W0471

A New Search Algorithm For Identifying Motifs in the CSD. J.A. Chisholm1, W.D.S Motherwell1, N. Feeder2, 1Cambridge Crystallographic Data Centre, 12 Union Road, Cambridge CB2 1EZ, UK. 2Pharmaceutical R&D, Pfizer Global R&D, Ramsgate Rd., Sandwich, Kent, CT13 9NJ, UK.

A search algorithm (3DSearch) is presented that can identify challenging extended chemical queries or motifs from 3D crystal structure coordinates. The Cambridge Structural Database (CSD) system already has a search program, Conquest1,2, which will find intermolecular contacts between specified atoms. However, the task of searching 3D coordinates can be problematic when the query pattern or motif becomes large and extended beyond first-neighbour contacts. For example, the task of finding a hydrogen bond motifs involving arrangements of 6-membered rings in the total CSD is slow, taking several days to complete the search.

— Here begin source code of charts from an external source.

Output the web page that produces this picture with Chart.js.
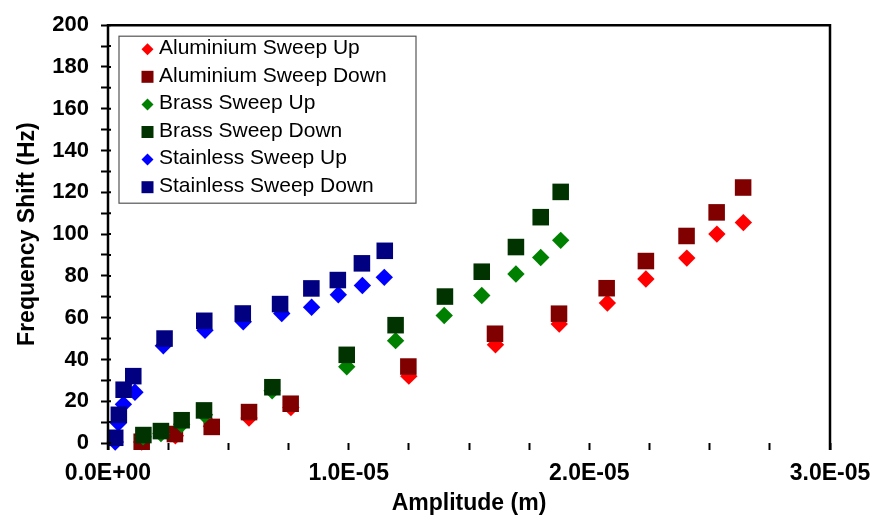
<!DOCTYPE html>
<html>
<head>
<meta charset="utf-8">
<script src="https://cdn.jsdelivr.net/npm/chart.js@4.4.1/dist/chart.umd.min.js"></script>
<style>
  html, body { margin: 0; padding: 0; background: #ffffff; }
  canvas { display: block; }
</style>
</head>
<body>
<canvas id="chart" width="892" height="519"></canvas>
<script>
// Series names, in legend order
const seriesNames = [
  'Aluminium Sweep Up', 'Aluminium Sweep Down',
  'Brass Sweep Up', 'Brass Sweep Down',
  'Stainless Sweep Up', 'Stainless Sweep Down'
];

// Amplitude (m) and frequency shift (Hz) for each sweep
const aluminiumUpAmp   = [1.40e-6, 2.80e-6, 4.30e-6, 5.86e-6, 7.60e-6, 12.50e-6, 16.10e-6, 18.75e-6, 20.75e-6, 22.35e-6, 24.05e-6, 25.30e-6, 26.40e-6];
const aluminiumUpShift = [0.5, 3.5, 8, 12, 17, 32, 47, 57, 67, 78.5, 88.5, 100, 105.5];

const aluminiumDownAmp   = [1.40e-6, 2.78e-6, 4.31e-6, 5.86e-6, 7.59e-6, 12.48e-6, 16.08e-6, 18.74e-6, 20.72e-6, 22.35e-6, 24.04e-6, 25.29e-6, 26.39e-6];
const aluminiumDownShift = [0.6, 4.3, 7.7, 14.8, 18.8, 36.6, 52.3, 61.9, 74.1, 87.1, 99.1, 110.4, 122.3];

const brassUpAmp   = [1.46e-6, 2.20e-6, 3.06e-6, 4.01e-6, 6.82e-6, 9.92e-6, 11.95e-6, 13.97e-6, 15.53e-6, 16.95e-6, 17.98e-6, 18.81e-6];
const brassUpShift = [3, 4.5, 9, 13.5, 25, 36.5, 49, 61, 70.6, 80.9, 88.8, 97];

const brassDownAmp   = [1.47e-6, 2.20e-6, 3.06e-6, 3.99e-6, 6.83e-6, 9.92e-6, 11.95e-6, 14.00e-6, 15.53e-6, 16.95e-6, 17.98e-6, 18.81e-6];
const brassDownShift = [3.8, 5.7, 10.9, 15.6, 26.7, 42.2, 56.4, 70.1, 82, 93.8, 108.1, 120.2];

const stainlessUpAmp   = [0.30e-6, 0.43e-6, 0.64e-6, 1.12e-6, 2.30e-6, 4.03e-6, 5.62e-6, 7.22e-6, 8.46e-6, 9.57e-6, 10.57e-6, 11.48e-6];
const stainlessUpShift = [0.5, 9.6, 18.5, 24.3, 46.5, 54, 58, 62, 65, 71, 75.4, 79.3];

const stainlessDownAmp   = [0.30e-6, 0.45e-6, 0.65e-6, 1.05e-6, 2.35e-6, 4.00e-6, 5.60e-6, 7.15e-6, 8.45e-6, 9.55e-6, 10.55e-6, 11.50e-6];
const stainlessDownShift = [2.5, 13.5, 25.5, 32, 50, 58.5, 62, 66.5, 74, 78, 86, 92];

// Axis ranges and tick steps
const xMin = 0, xMax = 3e-5, xMinorStep = 2.5e-6, xLabelStep = 1e-5;
const yMin = 0, yMax = 200, yMinorStep = 10, yLabelStep = 20;

// Appearance of each series
const seriesColors  = ['#FF0000', '#800000', '#008000', '#003300', '#0000FF', '#000080'];
const seriesMarkers = ['rectRot', 'rect', 'rectRot', 'rect', 'rectRot', 'rect'];

const seriesAmp   = [aluminiumUpAmp, aluminiumDownAmp, brassUpAmp, brassDownAmp, stainlessUpAmp, stainlessDownAmp];
const seriesShift = [aluminiumUpShift, aluminiumDownShift, brassUpShift, brassDownShift, stainlessUpShift, stainlessDownShift];

const FONT = "'Liberation Sans', Arial, Helvetica, sans-serif";

function sciLabel(v) {
  if (Math.abs(v) < 1e-15) return '0.0E+00';
  const e = Math.floor(Math.log10(Math.abs(v)) + 1e-9);
  const m = v / Math.pow(10, e);
  return m.toFixed(1) + 'E' + (e < 0 ? '-' : '+') + String(Math.abs(e)).padStart(2, '0');
}

function isMultiple(v, step) {
  const r = v / step;
  return Math.abs(r - Math.round(r)) < 1e-6;
}

const datasets = seriesNames.map((name, i) => ({
  label: name,
  data: seriesAmp[i].map((a, k) => ({ x: a, y: seriesShift[i][k] })),
  backgroundColor: seriesColors[i],
  borderColor: seriesColors[i],
  borderWidth: 0,
  pointStyle: seriesMarkers[i],
  pointRadius: seriesMarkers[i] === 'rect' ? 11.7 : 8.7,
  pointHoverRadius: seriesMarkers[i] === 'rect' ? 11.7 : 8.7,
  showLine: false,
  clip: false,
  // later series are painted over earlier ones
  order: seriesNames.length - 1 - i
}));

// Plot frame: left axis, top edge, right edge, plus inner stubs of the y ticks
const framePlugin = {
  id: 'frame',
  afterDatasetsDraw(chart) {
    const { ctx, chartArea: a } = chart;
    const yScale = chart.scales.y;
    ctx.save();
    ctx.strokeStyle = '#000000';
    ctx.lineWidth = 2.5;
    ctx.beginPath();
    ctx.moveTo(a.left, a.bottom + 7);
    ctx.lineTo(a.left, a.top);
    ctx.lineTo(a.right, a.top);
    ctx.lineTo(a.right, a.bottom + 7);
    ctx.stroke();
    ctx.lineWidth = 2;
    ctx.beginPath();
    yScale.ticks.forEach(t => {
      const py = yScale.getPixelForValue(t.value);
      ctx.moveTo(a.left, py);
      ctx.lineTo(a.left + 3, py);
    });
    ctx.stroke();
    ctx.restore();
  }
};

// Boxed legend inside the plot area
const boxLegendPlugin = {
  id: 'boxLegend',
  afterDraw(chart) {
    const { ctx, chartArea: a } = chart;
    const boxX = a.left + 11, boxY = a.top + 11, boxW = 297, boxH = 167;
    const rowStart = boxY + 13, rowStep = 27.6;
    ctx.save();
    ctx.fillStyle = '#ffffff';
    ctx.fillRect(boxX, boxY, boxW, boxH);
    ctx.strokeStyle = '#555555';
    ctx.lineWidth = 1.2;
    ctx.strokeRect(boxX, boxY, boxW, boxH);
    ctx.font = '21px ' + FONT;
    ctx.textBaseline = 'middle';
    ctx.textAlign = 'left';
    chart.data.datasets.forEach((ds, i) => {
      const cy = rowStart + i * rowStep;
      const cx = boxX + 28.5;
      ctx.fillStyle = ds.backgroundColor;
      ctx.beginPath();
      if (ds.pointStyle === 'rect') {
        ctx.rect(cx - 6, cy - 6, 12, 12);
      } else {
        ctx.moveTo(cx, cy - 6);
        ctx.lineTo(cx + 6, cy);
        ctx.lineTo(cx, cy + 6);
        ctx.lineTo(cx - 6, cy);
        ctx.closePath();
      }
      ctx.fill();
      ctx.fillStyle = '#000000';
      ctx.fillText(ds.label, boxX + 40, cy - 1);
    });
    ctx.restore();
  }
};

new Chart(document.getElementById('chart'), {
  type: 'scatter',
  data: { datasets },
  options: {
    responsive: false,
    animation: false,
    events: [],
    layout: { padding: { top: 21, right: 62, bottom: 0, left: 0 } },
    plugins: { legend: { display: false }, tooltip: { enabled: false } },
    scales: {
      x: {
        type: 'linear',
        min: xMin,
        max: xMax,
        afterFit(scale) { scale.height = 76; },
        border: { display: false },
        grid: { drawOnChartArea: false, drawTicks: true, tickLength: 7, tickColor: '#000000', tickWidth: 2 },
        ticks: {
          stepSize: xMinorStep,
          autoSkip: false,
          maxRotation: 0,
          minRotation: 0,
          padding: 10,
          color: '#000000',
          font: { family: FONT, size: 23, weight: 'bold' },
          callback: v => isMultiple(v, xLabelStep) ? sciLabel(v) : ''
        },
        title: {
          display: true,
          text: 'Amplitude (m)',
          color: '#000000',
          font: { family: FONT, size: 23, weight: 'bold' },
          padding: { top: 0, bottom: 2 }
        }
      },
      y: {
        type: 'linear',
        min: yMin,
        max: yMax,
        afterFit(scale) { scale.width = 108; },
        border: { display: false },
        grid: { drawOnChartArea: false, drawTicks: true, tickLength: 7, tickColor: '#000000', tickWidth: 2 },
        ticks: {
          stepSize: yMinorStep,
          autoSkip: false,
          padding: 12,
          color: '#000000',
          font: { family: FONT, size: 22, weight: 'bold' },
          callback: v => isMultiple(v, yLabelStep) ? String(Math.round(v)) : ''
        },
        title: {
          display: true,
          text: 'Frequency Shift (Hz)',
          color: '#000000',
          font: { family: FONT, size: 23, weight: 'bold' },
          padding: { top: 14, bottom: 0 }
        }
      }
    }
  },
  plugins: [framePlugin, boxLegendPlugin]
});
</script>
</body>
</html>
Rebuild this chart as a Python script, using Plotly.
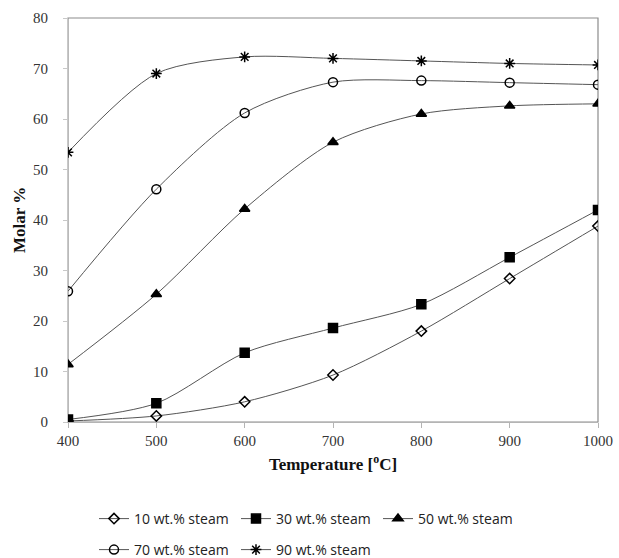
import plotly.graph_objects as go

temps = [400, 500, 600, 700, 800, 900, 1000]
s10 = [0.2, 1.2, 4.0, 9.3, 18.0, 28.4, 38.8]
s30 = [0.5, 3.7, 13.7, 18.6, 23.3, 32.6, 42.0]
s50 = [11.4, 25.3, 42.2, 55.4, 61.0, 62.6, 63.0]
s70 = [25.9, 46.1, 61.2, 67.3, 67.6, 67.2, 66.8]
s90 = [53.4, 69.0, 72.3, 72.0, 71.5, 71.0, 70.7]
names = ["10 wt.% steam", "30 wt.% steam", "50 wt.% steam", "70 wt.% steam", "90 wt.% steam"]

series = [s10, s30, s50, s70, s90]
symbols = ["diamond-open", "square", "triangle-up", "circle-open", "asterisk-open"]
sizes = [8, 9, 9, 9, 9]
legends = ["legend", "legend", "legend", "legend2", "legend2"]

fig = go.Figure()
for name, vals, sym, sz, lg in zip(names, series, symbols, sizes, legends):
    fig.add_trace(go.Scatter(
        x=temps, y=vals, name=name, mode="lines+markers", legend=lg,
        line=dict(color="#555555", width=1, shape="spline", smoothing=0.8),
        marker=dict(symbol=sym, size=sz, color="black",
                    line=dict(color="black", width=1.5)),
    ))

fig.add_shape(type="rect", xref="paper", yref="paper", x0=0, y0=0, x1=1, y1=1,
              line=dict(color="#8c8c8c", width=1.2), layer="below")

legfont = dict(family="Open Sans", size=14, color="#222222")
fig.update_layout(
    width=619, height=558,
    margin=dict(l=68, r=21, t=18, b=136),
    plot_bgcolor="white", paper_bgcolor="white",
    font=dict(family="Liberation Serif", size=15, color="#333333"),
    showlegend=True,
    legend=dict(orientation="h", xref="container", yref="container",
                x=94 / 619, xanchor="left", y=1 - 519 / 558, yanchor="middle",
                font=legfont, entrywidth=97, entrywidthmode="pixels", itemwidth=30),
    legend2=dict(orientation="h", xref="container", yref="container",
                 x=94 / 619, xanchor="left", y=1 - 550 / 558, yanchor="middle",
                 font=legfont, entrywidth=97, entrywidthmode="pixels", itemwidth=30),
)
fig.update_xaxes(
    range=[400, 1000], tickvals=temps, showgrid=False, zeroline=False,
    showline=True, linecolor="#b4b4b4", linewidth=1.2, automargin=False,
    ticks="outside", ticklen=5, tickcolor="#b4b4b4", ticklabelstandoff=0,
    title=dict(text="<b>Temperature [<sup>o</sup>C]</b>", font=dict(size=17, color="#111111"), standoff=10),
)
fig.update_yaxes(
    range=[0, 80], dtick=10, showgrid=False, zeroline=False,
    showline=True, linecolor="#c8c8c8", linewidth=1.2, automargin=False,
    ticks="outside", ticklen=4, tickcolor="#c8c8c8", ticklabelstandoff=12,
    title=dict(text="<b>Molar %</b>", font=dict(size=17, color="#111111"), standoff=2),
)

fig.write_html("out.html", config={"displayModeBar": False},
               post_script="document.body.style.margin='0';")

The new algorithm combines graph matching and contact search methods within a depth first backtracking algorithm. This approach provides the ability to search, in an efficient and accurate manner, for general chemical queries that may contain several intermolecular contacts. Performance metrics are presented for two example searches: a hydrogen bond ‘tape’ motif (a pattern of four adjacent 6 membered rings), and a query representing the geometric arrangement of key functional groups on the surface of orthorhombic paracetamol. It is shown how such searches, that are out-with the capability of the existing search engine, can now be performed on the entire CSD in a matter of minutes.

1. F.H. Allen, “The Cambridge Structural Database...”, Acta Cryst. (2002), B58, 380-388.
2. I.J. Bruno et al. “New software for searching the Cambridge Structural Database...”, Acta Cryst., 2002, B58, 389-397.